### [SOURCE EXCERPT]
####
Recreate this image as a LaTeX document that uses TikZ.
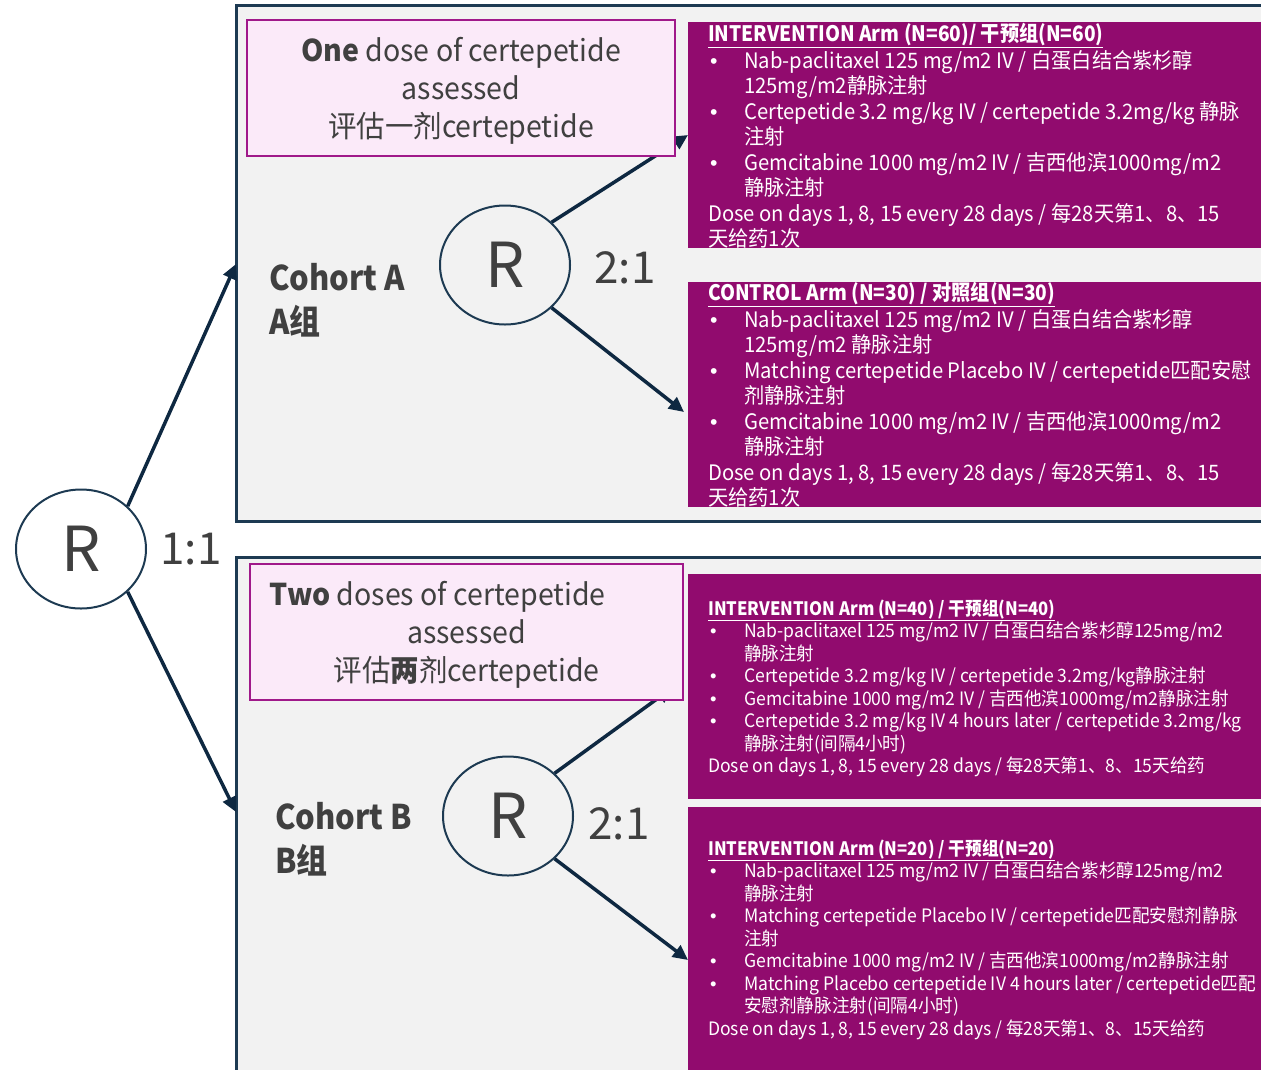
\documentclass[tikz,border=0pt]{standalone}
\usepackage{fontspec}
\setmainfont{Noto Sans CJK SC}
\newfontfamily\armfont[FakeStretch=0.95]{Noto Sans CJK SC}
\newfontfamily\hdfont[FakeStretch=0.9]{Noto Sans CJK SC}
\newfontfamily\cohfont[FakeStretch=0.91]{Noto Sans CJK SC}
\newfontfamily\bulfont{Liberation Sans}
\usetikzlibrary{shapes.geometric,arrows.meta}
\definecolor{frameblue}{HTML}{1D3A52}
\definecolor{arrowblue}{HTML}{0E2841}
\definecolor{armpurple}{HTML}{910B6E}
\definecolor{pinkfill}{HTML}{FBEAF9}
\definecolor{pinkline}{HTML}{A0198A}
\definecolor{framefill}{HTML}{F2F2F2}
\definecolor{txtgray}{HTML}{404040}
\newcommand\mybul{\makebox[36pt][l]{\hspace*{2pt}{\bulfont •}}}
\newcommand\myind{\hspace*{36pt}}
\newcommand\myhead[1]{\underline{{\hdfont\bfseries #1}}}
\tikzset{
  cohortframe/.style={draw=frameblue, fill=framefill, line width=3pt},
  armbox/.style={fill=armpurple},
  arr/.style={draw=arrowblue, line width=3.5pt, -{Triangle[length=15pt,width=14pt]}},
  rnode/.style={ellipse, draw=frameblue, line width=2pt, minimum width=130pt, minimum height=119pt, inner sep=0pt, text=txtgray, font=\fontsize{62}{62}\selectfont},
  ratio/.style={text=txtgray, inner sep=0pt, font=\fontsize{44}{44}\selectfont},
  pinkbox/.style={draw=pinkline, fill=pinkfill, line width=2pt, align=center, text=txtgray, inner sep=0pt, font=\armfont\fontsize{30}{38}\selectfont},
  cohort/.style={align=left, text=txtgray, inner sep=0pt, font=\cohfont\fontsize{34}{44}\selectfont\bfseries},
  armtextL/.style={align=left, text=white, inner sep=0pt, anchor=north west, font=\armfont\fontsize{21.3}{25.5}\selectfont},
  armtextS/.style={align=left, text=white, inner sep=0pt, anchor=north west, font=\armfont\fontsize{18.5}{22.5}\selectfont},
}
\begin{document}
\begin{tikzpicture}[x=1pt,y=-1pt]
\useasboundingbox (0,0) rectangle (1261,1069);
% cohort frames
\draw[cohortframe] (236,5) rectangle (1280,521);
\draw[cohortframe] (236,557) rectangle (1280,1085);
% arm boxes
\fill[armbox] (688,22) rectangle (1270,248);
\fill[armbox] (688,282) rectangle (1270,507);
\fill[armbox] (688,574) rectangle (1270,799);
\fill[armbox] (688,807) rectangle (1270,1075);
% randomisation nodes
\node[rnode] (R0) at (81,549) {R};
\node[rnode] (RA) at (505,265) {R};
\node[rnode] (RB) at (508,816) {R};
% arrow ends
\coordinate (cA) at (236,264);
\coordinate (cB) at (236,812);
\coordinate (a1) at (688,135);
\coordinate (a2) at (684,412);
\coordinate (b1) at (672,688);
\coordinate (b2) at (688,960);
\draw[arr] (R0.north east) -- (cA);
\draw[arr] (R0.south east) -- (cB);
\draw[arr] (RA.north east) -- (a1);
\draw[arr] (RA.south east) -- (a2);
\draw[arr] (RB.north east) -- (b1);
\draw[arr] (RB.south east) -- (b2);
% pink boxes
\node[pinkbox, minimum width=428pt, minimum height=136pt] (PA) at (461,88)
  {\rule{0pt}{29.5pt}\textbf{One} dose of certepetide\\assessed\\评估一剂certepetide};
\node[pinkbox, minimum width=433pt, minimum height=136pt] (PB) at (466.5,632)
  {\rule{0pt}{29.5pt}\textbf{Two} doses of certepetide\hspace*{58pt}\\assessed\\评估\textbf{两}剂certepetide};
% ratios
\node[ratio] (q0) at (191,549) {1:1};
\node[ratio] (qA) at (625,268) {2:1};
\node[ratio] (qB) at (619,824) {2:1};
% cohort labels
\node[cohort, anchor=west] (CA) at (269,300) {Cohort A\\A组};
\node[cohort, anchor=west] (CB) at (275,839) {Cohort B\\B组};
% arm texts
\node[armtextL] (tA1) at (708,23) {\strut\myhead{INTERVENTION Arm (N=60)/ 干预组(N=60)}\\
\mybul Nab-paclitaxel 125 mg/m2 IV / 白蛋白结合紫杉醇\\
\myind 125mg/m2静脉注射\\
\mybul Certepetide 3.2 mg/kg IV / certepetide 3.2mg/kg 静脉\\
\myind 注射\\
\mybul Gemcitabine 1000 mg/m2 IV / 吉西他滨1000mg/m2\\
\myind 静脉注射\\
Dose on days 1, 8, 15 every 28 days / 每28天第1、8、15\\
天给药1次};
\node[armtextL] (tA2) at (708,282) {\strut\myhead{CONTROL Arm (N=30) / 对照组(N=30)}\\
\mybul Nab-paclitaxel 125 mg/m2 IV / 白蛋白结合紫杉醇\\
\myind 125mg/m2 静脉注射\\
\mybul Matching certepetide Placebo IV / certepetide匹配安慰\\
\myind 剂静脉注射\\
\mybul Gemcitabine 1000 mg/m2 IV / 吉西他滨1000mg/m2\\
\myind 静脉注射\\
Dose on days 1, 8, 15 every 28 days / 每28天第1、8、15\\
天给药1次};
\node[armtextS] (tB1) at (708,599) {\strut\myhead{INTERVENTION Arm (N=40) / 干预组(N=40)}\\
\mybul Nab-paclitaxel 125 mg/m2 IV / 白蛋白结合紫杉醇125mg/m2\\
\myind 静脉注射\\
\mybul Certepetide 3.2 mg/kg IV / certepetide 3.2mg/kg静脉注射\\
\mybul Gemcitabine 1000 mg/m2 IV / 吉西他滨1000mg/m2静脉注射\\
\mybul Certepetide 3.2 mg/kg IV 4 hours later / certepetide 3.2mg/kg\\
\myind 静脉注射(间隔4小时)\\
Dose on days 1, 8, 15 every 28 days / 每28天第1、8、15天给药};
\node[armtextS] (tB2) at (708,839) {\strut\myhead{INTERVENTION Arm (N=20) / 干预组(N=20)}\\
\mybul Nab-paclitaxel 125 mg/m2 IV / 白蛋白结合紫杉醇125mg/m2\\
\myind 静脉注射\\
\mybul Matching certepetide Placebo IV / certepetide匹配安慰剂静脉\\
\myind 注射\\
\mybul Gemcitabine 1000 mg/m2 IV / 吉西他滨1000mg/m2静脉注射\\
\mybul Matching Placebo certepetide IV 4 hours later / certepetide匹配\\
\myind 安慰剂静脉注射(间隔4小时)\\
Dose on days 1, 8, 15 every 28 days / 每28天第1、8、15天给药};
\end{tikzpicture}
\end{document}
####
### [TASK OBJECTIVE]
Quote the material in full and exactly; do not carry over its pictures.

### [TASK RESPONSE]
Recreate this image as a LaTeX document that uses TikZ.
\documentclass[tikz,border=0pt]{standalone}
\usepackage{fontspec}
\setmainfont{Noto Sans CJK SC}
\newfontfamily\armfont[FakeStretch=0.95]{Noto Sans CJK SC}
\newfontfamily\hdfont[FakeStretch=0.9]{Noto Sans CJK SC}
\newfontfamily\cohfont[FakeStretch=0.91]{Noto Sans CJK SC}
\newfontfamily\bulfont{Liberation Sans}
\usetikzlibrary{shapes.geometric,arrows.meta}
\definecolor{frameblue}{HTML}{1D3A52}
\definecolor{arrowblue}{HTML}{0E2841}
\definecolor{armpurple}{HTML}{910B6E}
\definecolor{pinkfill}{HTML}{FBEAF9}
\definecolor{pinkline}{HTML}{A0198A}
\definecolor{framefill}{HTML}{F2F2F2}
\definecolor{txtgray}{HTML}{404040}
\newcommand\mybul{\makebox[36pt][l]{\hspace*{2pt}{\bulfont •}}}
\newcommand\myind{\hspace*{36pt}}
\newcommand\myhead[1]{\underline{{\hdfont\bfseries #1}}}
\tikzset{
  cohortframe/.style={draw=frameblue, fill=framefill, line width=3pt},
  armbox/.style={fill=armpurple},
  arr/.style={draw=arrowblue, line width=3.5pt, -{Triangle[length=15pt,width=14pt]}},
  rnode/.style={ellipse, draw=frameblue, line width=2pt, minimum width=130pt, minimum height=119pt, inner sep=0pt, text=txtgray, font=\fontsize{62}{62}\selectfont},
  ratio/.style={text=txtgray, inner sep=0pt, font=\fontsize{44}{44}\selectfont},
  pinkbox/.style={draw=pinkline, fill=pinkfill, line width=2pt, align=center, text=txtgray, inner sep=0pt, font=\armfont\fontsize{30}{38}\selectfont},
  cohort/.style={align=left, text=txtgray, inner sep=0pt, font=\cohfont\fontsize{34}{44}\selectfont\bfseries},
  armtextL/.style={align=left, text=white, inner sep=0pt, anchor=north west, font=\armfont\fontsize{21.3}{25.5}\selectfont},
  armtextS/.style={align=left, text=white, inner sep=0pt, anchor=north west, font=\armfont\fontsize{18.5}{22.5}\selectfont},
}
\begin{document}
\begin{tikzpicture}[x=1pt,y=-1pt]
\useasboundingbox (0,0) rectangle (1261,1069);
% cohort frames
\draw[cohortframe] (236,5) rectangle (1280,521);
\draw[cohortframe] (236,557) rectangle (1280,1085);
% arm boxes
\fill[armbox] (688,22) rectangle (1270,248);
\fill[armbox] (688,282) rectangle (1270,507);
\fill[armbox] (688,574) rectangle (1270,799);
\fill[armbox] (688,807) rectangle (1270,1075);
% randomisation nodes
\node[rnode] (R0) at (81,549) {R};
\node[rnode] (RA) at (505,265) {R};
\node[rnode] (RB) at (508,816) {R};
% arrow ends
\coordinate (cA) at (236,264);
\coordinate (cB) at (236,812);
\coordinate (a1) at (688,135);
\coordinate (a2) at (684,412);
\coordinate (b1) at (672,688);
\coordinate (b2) at (688,960);
\draw[arr] (R0.north east) -- (cA);
\draw[arr] (R0.south east) -- (cB);
\draw[arr] (RA.north east) -- (a1);
\draw[arr] (RA.south east) -- (a2);
\draw[arr] (RB.north east) -- (b1);
\draw[arr] (RB.south east) -- (b2);
% pink boxes
\node[pinkbox, minimum width=428pt, minimum height=136pt] (PA) at (461,88)
  {\rule{0pt}{29.5pt}\textbf{One} dose of certepetide\\assessed\\评估一剂certepetide};
\node[pinkbox, minimum width=433pt, minimum height=136pt] (PB) at (466.5,632)
  {\rule{0pt}{29.5pt}\textbf{Two} doses of certepetide\hspace*{58pt}\\assessed\\评估\textbf{两}剂certepetide};
% ratios
\node[ratio] (q0) at (191,549) {1:1};
\node[ratio] (qA) at (625,268) {2:1};
\node[ratio] (qB) at (619,824) {2:1};
% cohort labels
\node[cohort, anchor=west] (CA) at (269,300) {Cohort A\\A组};
\node[cohort, anchor=west] (CB) at (275,839) {Cohort B\\B组};
% arm texts
\node[armtextL] (tA1) at (708,23) {\strut\myhead{INTERVENTION Arm (N=60)/ 干预组(N=60)}\\
\mybul Nab-paclitaxel 125 mg/m2 IV / 白蛋白结合紫杉醇\\
\myind 125mg/m2静脉注射\\
\mybul Certepetide 3.2 mg/kg IV / certepetide 3.2mg/kg 静脉\\
\myind 注射\\
\mybul Gemcitabine 1000 mg/m2 IV / 吉西他滨1000mg/m2\\
\myind 静脉注射\\
Dose on days 1, 8, 15 every 28 days / 每28天第1、8、15\\
天给药1次};
\node[armtextL] (tA2) at (708,282) {\strut\myhead{CONTROL Arm (N=30) / 对照组(N=30)}\\
\mybul Nab-paclitaxel 125 mg/m2 IV / 白蛋白结合紫杉醇\\
\myind 125mg/m2 静脉注射\\
\mybul Matching certepetide Placebo IV / certepetide匹配安慰\\
\myind 剂静脉注射\\
\mybul Gemcitabine 1000 mg/m2 IV / 吉西他滨1000mg/m2\\
\myind 静脉注射\\
Dose on days 1, 8, 15 every 28 days / 每28天第1、8、15\\
天给药1次};
\node[armtextS] (tB1) at (708,599) {\strut\myhead{INTERVENTION Arm (N=40) / 干预组(N=40)}\\
\mybul Nab-paclitaxel 125 mg/m2 IV / 白蛋白结合紫杉醇125mg/m2\\
\myind 静脉注射\\
\mybul Certepetide 3.2 mg/kg IV / certepetide 3.2mg/kg静脉注射\\
\mybul Gemcitabine 1000 mg/m2 IV / 吉西他滨1000mg/m2静脉注射\\
\mybul Certepetide 3.2 mg/kg IV 4 hours later / certepetide 3.2mg/kg\\
\myind 静脉注射(间隔4小时)\\
Dose on days 1, 8, 15 every 28 days / 每28天第1、8、15天给药};
\node[armtextS] (tB2) at (708,839) {\strut\myhead{INTERVENTION Arm (N=20) / 干预组(N=20)}\\
\mybul Nab-paclitaxel 125 mg/m2 IV / 白蛋白结合紫杉醇125mg/m2\\
\myind 静脉注射\\
\mybul Matching certepetide Placebo IV / certepetide匹配安慰剂静脉\\
\myind 注射\\
\mybul Gemcitabine 1000 mg/m2 IV / 吉西他滨1000mg/m2静脉注射\\
\mybul Matching Placebo certepetide IV 4 hours later / certepetide匹配\\
\myind 安慰剂静脉注射(间隔4小时)\\
Dose on days 1, 8, 15 every 28 days / 每28天第1、8、15天给药};
\end{tikzpicture}
\end{document}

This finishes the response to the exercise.